From the church walk up the hill to the next car park. After turning right to enter, follow the bottom boundary, past the toilets and to the next footpath that takes you down 114 steps to the beach. This path is a brand new route incorporated into the design of the coastal defences.
The open sea lies out in front of you, known as Lyme Bay. Although it looks peaceful now, this area has seen an extensive amount of activity. The calm water hides a wealth of treasure too. Hundreds of shipwrecks litter the sea floor spanning the centuries. To name just a few in 1377 there were a series of storms that led to 50 ships being lost here, in July 1588 the San Salvador, a captured Armada ship, sank while being moved. In July 1748 the Laguiticus de Lille Dieu was lost off Lyme with a cargo of wool, thankfully all on board were saved, and on November 4th 1913 the Empress of India, a 14,000 ton battleship, was deliberately sunk in Lyme Bay whilst being used as a naval target.
Once at the bottom of the steps turn left to follow the defences to the end. You can climb down more steps to reach the beach for a little fossil exploring, however, take care, the base of the steps can be inaccessible at high tide and the cliffs themselves are unstable and prone to frequent landslides.
To make your way back to the town either retrace your steps along the sea defences or, at low tide, it is relatively easy to clamber back over the flat rocky beach. Entering back to the town is noticeable, the coastal cliffs are replaced with strong castle like sea walls complete with turrets and blocked up ancient doorways. Lyme Regis museum has its own simple access from the sea route, up a twisting staircase. The museum is worth a visit, filled with fossils, maps, nautical history, Mary Anning discoveries and many other historical features of Lyme.
After the museum you can either continue your circular walk or explore the centre of town up Pound street via Bridge street. This bridge is one of the oldest in Dorset, crossing the Lim over a small section called the Buddle. Until the 1913, on the south side of the bridge, stood a house. From the road, it would have just looked like a normal street. Mary Anning is said to have lived in the house for a time, the rear windows looking directly out to sea.
To continue the walk, follow the beach onto the promenade. Lyme Regis became a popular destination for tourism during the Georgian and into the Victorian time, even still today. This was encouraged by the 18th century belief that swimming in the sea was beneficial for ones health. With nearby Weymouth being frequented by King George, Dorset became increasingly fashionable.
Follow the promenade down to the Cobb where it feels like a second little town. The Cobb has provided shelter here for hundreds of years. It became a hugely important port and ship building site and in 1780 was even larger and more popular than Liverpool. Its location also helped with defending England against any threat of invading countries.
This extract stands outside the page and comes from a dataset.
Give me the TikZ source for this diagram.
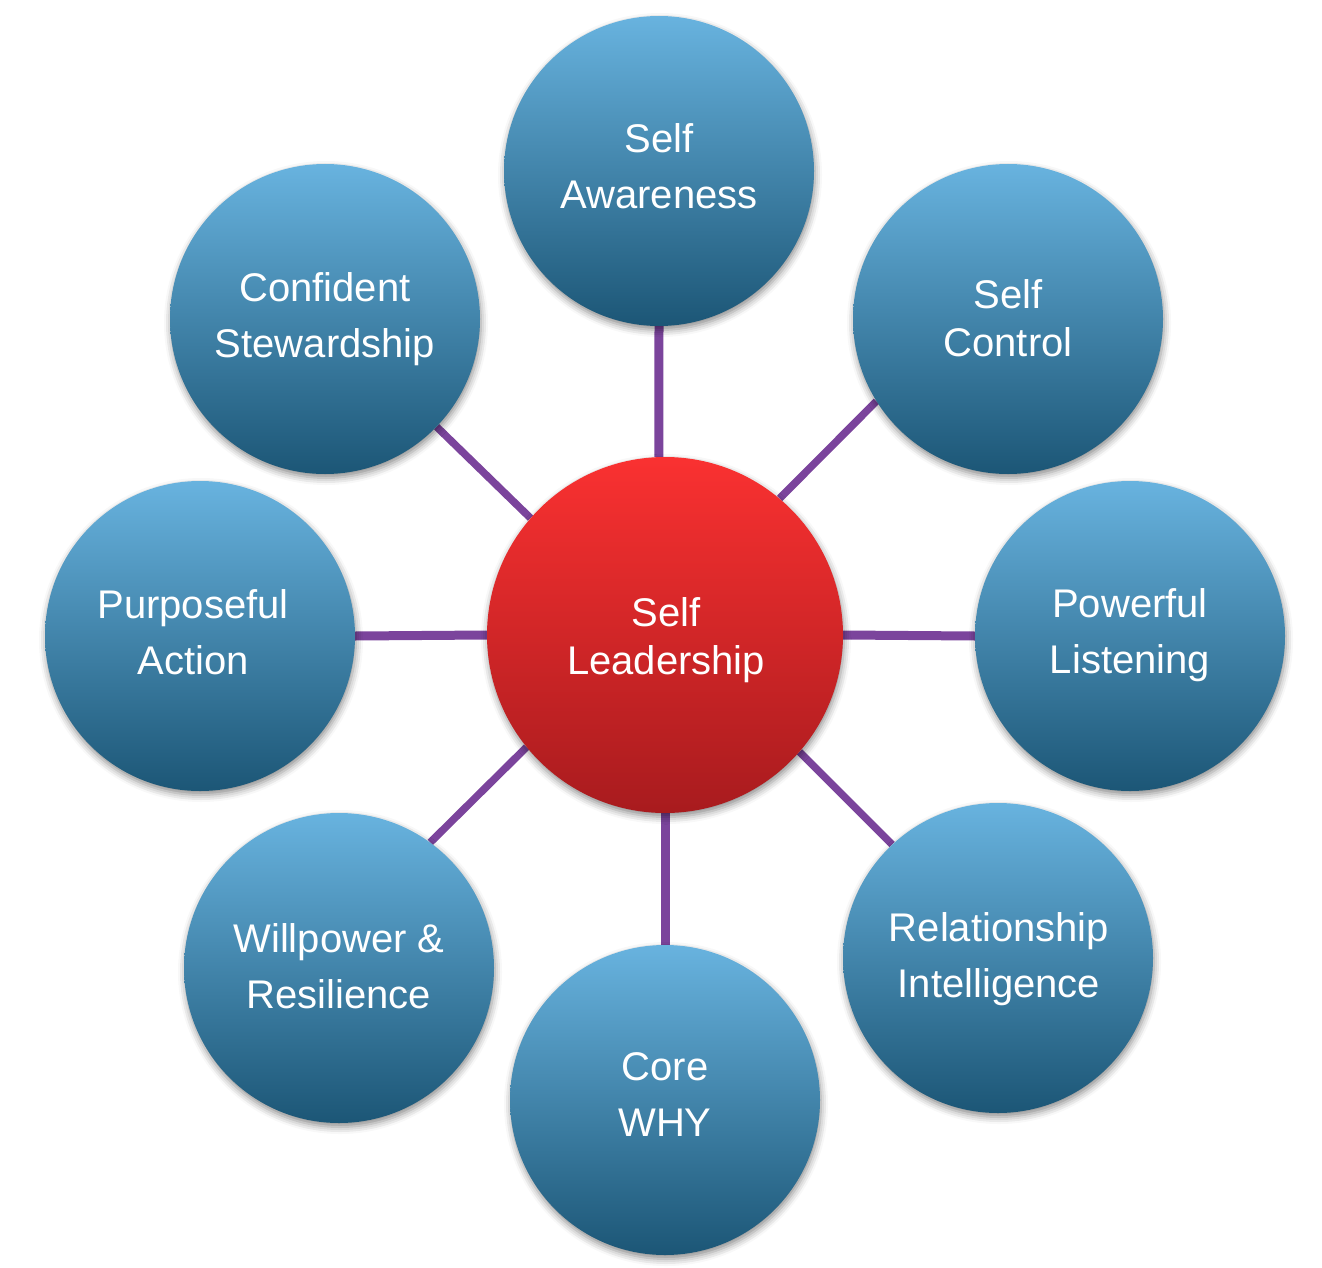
\documentclass[tikz,border=0pt]{standalone}
\usepackage{fontspec}
\setmainfont{Liberation Sans}
\usetikzlibrary{shadows.blur,backgrounds}
\definecolor{bluetop}{HTML}{68B3DF}
\definecolor{bluebot}{HTML}{1C5676}
\definecolor{redtop}{HTML}{FA3131}
\definecolor{redbot}{HTML}{A81B1E}
\definecolor{linkpurple}{HTML}{7B449C}
\tikzset{
  x=1pt, y=-1pt,
  bubble/.style={circle, minimum size=310pt, inner sep=0pt,
    top color=bluetop, bottom color=bluebot,
    blur shadow={shadow xshift=1pt, shadow yshift=-4pt, shadow blur radius=7pt, shadow opacity=45}},
  hub/.style={bubble, minimum size=356pt, top color=redtop, bottom color=redbot},
  bubbletext/.style={text=white, align=center, inner sep=0pt, font=\fontsize{40}{56}\selectfont},
  hubtext/.style={bubbletext, font=\fontsize{40}{48}\selectfont},
  straightlink/.style={draw=linkpurple, line width=9pt},
  diaglink/.style={draw=linkpurple, line width=7.5pt}
}
\begin{document}
\begin{tikzpicture}
\useasboundingbox (0,0) rectangle (1322,1268);
% circles
\node[hub] (C) at (665,635) {};
\node[bubble] (SA) at (659,171) {};
\node[bubble] (SC) at (1008,319) {};
\node[bubble] (PL) at (1130,636) {};
\node[bubble] (RI) at (998,958) {};
\node[bubble] (CW) at (665,1100) {};
\node[bubble] (WR) at (339,968) {};
\node[bubble] (PA) at (200,636) {};
\node[bubble] (CS) at (325,319) {};
% texts
\node[hubtext] (Ct) at (666,640) {Self\\Leadership};
\node[bubbletext] (SAt) at (659,166) {Self\\Awareness};
\node[bubbletext, font=\fontsize{40}{48}\selectfont] (SCt) at (1008,318) {Self\\Control};
\node[bubbletext] (PLt) at (1130,635) {Powerful\\Listening};
\node[bubbletext] (RIt) at (999,959) {Relationship\\Intelligence};
\node[bubbletext] (CWt) at (665,1095) {Core\\WHY};
\node[bubbletext] (WRt) at (339,966) {Willpower \&\\Resilience};
\node[bubbletext] (PAt) at (193,632) {Purposeful\\Action};
\node[bubbletext] (CSt) at (325,319) {Confident\\Stewardship};
% connectors
\begin{scope}[on background layer]
\draw[straightlink] (SA.south) -- (C.92);
\draw[straightlink] (C.south) -- (CW.north);
\draw[straightlink] (PA.east) -- (C.west);
\draw[straightlink] (C.east) -- (PL.west);
\draw[diaglink] (C.50) -- (SC.212);
\draw[diaglink] (C.139) -- (CS.316);
\draw[diaglink] (C.219) -- (WR.54);
\draw[diaglink] (C.319) -- (RI.133);
\end{scope}
\end{tikzpicture}
\end{document}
Cannons still sit on the harbour wall as a reminder of these battles.
Lyme Regis has also made its mark in the literary world. Jane Austen stayed in the town in 1804. In her novel ‘Pursuasion’ the character Louisa Musgrove falls down Granny’s teeth steeps, here on the Cobb. Also, John Fowles lived in Belmont House who wrote ‘The French Lieutenant’s Woman’, made into a film in the 1981, starring Meryl Streep and Jeremy Irons. The dramatic and romantic scene of the woman standing at the end of the Cobb is ingrained into many minds, whether they have seen the film or not.
In the 17th century, England was in the middle of a Civil War. Lyme Regis played a huge part in this, protecting the coast from invaders from France. It finally ended in 1660 with the return of King Charles II from exile. On his death, James II claimed the throne. The Duke of Monmouth, who was an illegitimate son of Charles, believed that he should be the king and in 1685, the same year of King James’ coronation, he landed on Monmouth beach in Lyme Regis. He stayed in the town for a number of weeks recruiting thousands of supporters. Unfortunately his efforts were unsuccessful and once quashed, at the Battle of Seymour in Somerset, he escaped to be later found rather dishevelled in a ditch near Verwood.
Many of his followers were faced with a court hearing headed by Judge Jeffreys, who also happened to reside over for Tolpuddle Martyrs court case and was known for being very harsh. Seventy four of the Duke of Monmouth’s supporters were sentenced to death, one hundred and seventy four were sentenced to transportation. Those that were sentenced to death were sent away in batches and 12 of them were hung on Monmouth beach, exactly where they landed a few weeks previous. It was a cruel and harsh punishment, not only were they hung, they had their entrails burnt and the corpses were quartered. Their dismembered parts were then exhibited for all to see.
From Monmouth beach you can either climb up the hill back to the car park via Cobb road or back though the Longmoor and Lister gardens.